ネットとの相性抜群の自動運転
――ネット企業が自動運転市場に参入してくるのはなぜですか。
ネットと自動運転は相性がいいからです。たとえば、自動運転を行うには、地図を更新して常に最新情報にしておく必要があります。新しい道路の開通、道路工事や事故による通行止めなどの情報を把握する必要があるからです。常時接続が必須になるでしょう。一方、自動運転によって、人間は運転から解放されるので、ドライブの時間を自由に使えます。その間、大半の人は音楽や映画鑑賞、ゲーム、SNSなどネットのサービスを利用することになるはずです。
広告媒体としても、自動運転車はネット広告を上回る大きなポテンシャルを秘めています。たとえば、「中華料理」などと検索すれば、その日の割引クーポンの紹介などが出てきて、希望すれば店まで客を運んでくれるからです。タクシー料金を無料にするサービスも登場するでしょう。いわば走る広告端末になるわけです。自動運転タクシーが登場すれば、外国人観光客がやってきた時にも便利なサービスを提供できます。英語、中国語、韓国語などはもちろん、東欧やアジアの国々の言葉にも音声認識技術によって対応できるからです。さまざまな名所旧跡めぐりを組み立てることも可能です。

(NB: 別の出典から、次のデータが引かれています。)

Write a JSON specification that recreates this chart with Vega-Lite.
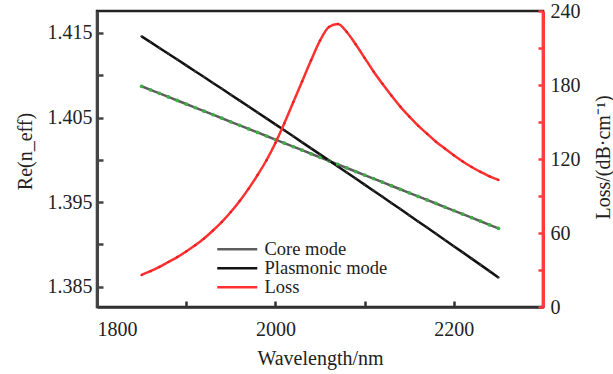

私でも、このくらいのサービスは思いつくのですから、ネット企業の人たちは、もっと多様なサービスを考えていると思います。
――自動運転技術は、私たちにどのようなメリットをもたらしますか。
まず交通事故の減少です。判断ミスや操作ミスなどがなくなるので交通事故の9割は減らせるといわれています。また、交通渋滞の解消も期待されています。事故が減れば事故渋滞が減少し、自動化によって坂道などでの速度低下などを原因とした交通渋滞がなくなるからです。また、物流のドライバー不足も解消されます。
最もメリットがあるのは過疎化によって公共交通が貧弱になっている場所でしょう。バスもないし電車もない。タクシーの営業エリアからも外されているような地域は珍しくありません。クルマがなければ買い物にも公民館にも行けないので、運転に不安を抱える高齢者でも、自分でハンドルを握っているのが実情です。こうした場所に自動運転が導入されれば、過疎問題のかなりの部分は解決できると思います。
まもなくロボットベンチャーのZMPとネット企業のディー・エヌ・エーが合弁で設立した会社「ロボットタクシー」が神奈川県の「さがみロボット産業特区」で超高齢社会を乗り切ることをテーマに「ロボットタクシー」の実験に入ります。50人くらいのモニタ―を募集して、買い物などで使ってもらう予定です。もっとも、現状の法律では、無人のクルマは公道を走れないので、自動運転車に運転手がハンドルから手を放し、何かあれば、すぐ人間が運転できるという状態で実験を重ねます。